On the whole, we have improving economic news of late. The jobless rate and hidden jobless rate are falling, and there is upward pressure on wages. This is welcomed relief from recent times where the story of America’s economic recovery has been uneven. Decreasing mobility and economic ownership, along with power concentration and consolidation in global corporatism, has affected of broad swaths of cities and towns across our nation. Amid the recent general rebound, far too many people continue to live in communities with long histories of a mismatch in skills and opportunities for meaningful work.
At the same time, in an encouraging turn, our politics is now infused with a renewed focus on the many people who have been long been sidelined. Legislation regarding taxes and regulatory environment is already helping, creating space for a surge of new social well-being. Late last year, Congress passed a broad tax reform package aimed at empowering businesses and individuals to thrive together in a 21st century marketplace. The new law has led to enhanced economic growth and more take-home pay for families. While these benefits have received most of the attention, a little-known provision in the law called Opportunity Zones has the potential to profoundly transform communities in Nebraska and throughout the United States.

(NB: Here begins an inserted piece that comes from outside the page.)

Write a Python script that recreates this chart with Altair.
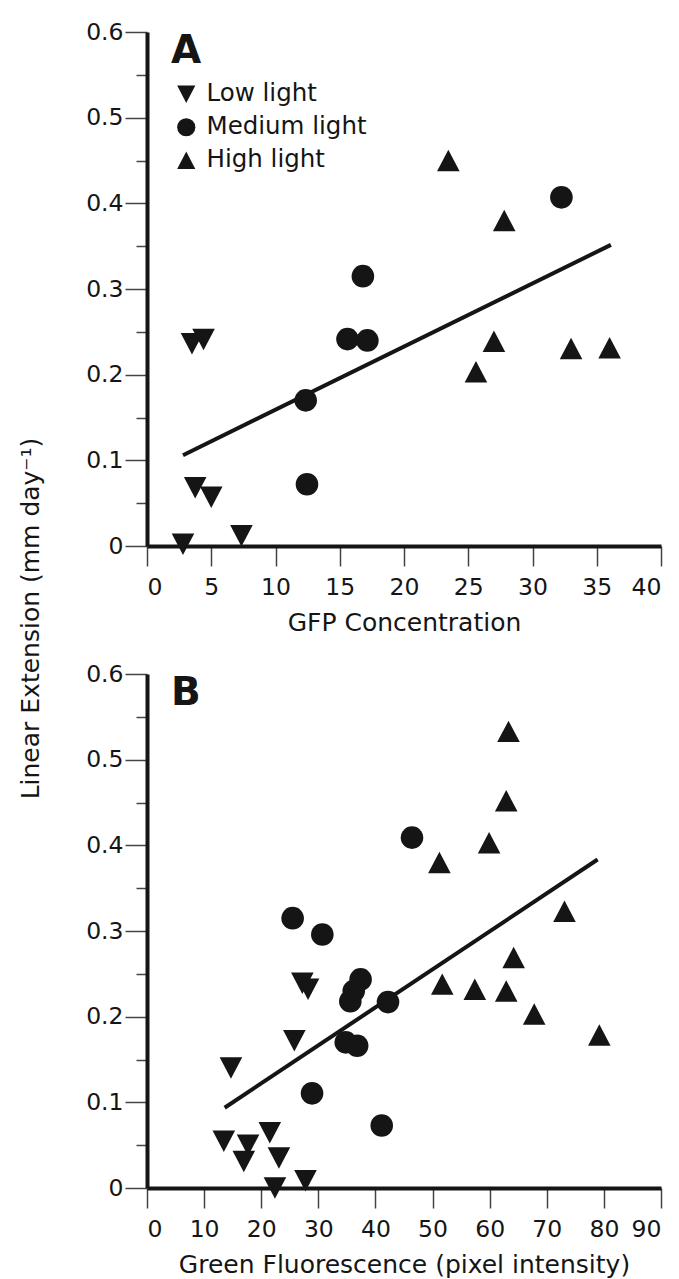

The new law provides powerful tax incentives to encourage revitalization of some of the most economically-distressed areas in the country. Investors will be able to put unrealized capital gains into Qualified Opportunity Funds, which will then help finance projects in these areas of need. This change in the tax code will help fix a broken aspect of the market where risk factors are high. In Nebraska, 44 Opportunity Zones, including 14 in the First Congressional District, have been designated. Using the power of a public subsidy creates a genuine possibility of restoration at multiple levels. Three in particular stand out.
First is the regeneration of jobs. A good job is a good start in life. A good job is self-affirming, builds confidence, and gives earned gratification. When a person can dutifully provide for themselves and those under their care, social stresses significantly decrease. Participating in the making of something good for others creates a genuine economic ecosystem.
Second, we all have the experience of driving past vacated areas of a city. These are not just eyesores; these areas cost tremendous amounts of money. Streets and utilities must be maintained, the police must still patrol, and firefighters must standby on call. Deterioration invites crime, and underutilization gives us little return on the tax dollar already spent. By focusing on infill development, we better use what we already have, gain an enhanced return on the existing public investment, and conserve precious resources.
Third, by moving the market to what ought to be, stronger communities emerge. Pressures on social safety nets decrease. Persons can go from surviving to thriving, creating the space for the healing of social fragmentation with a renewed attack on structural poverty.
In America we do a lot of worshiping at the foot of the altar of economics. It's not the fullness of an answer. But by harnessing the power of the market as a tool for both personal and community well-being, Opportunity Zones may be where opportunity knocks.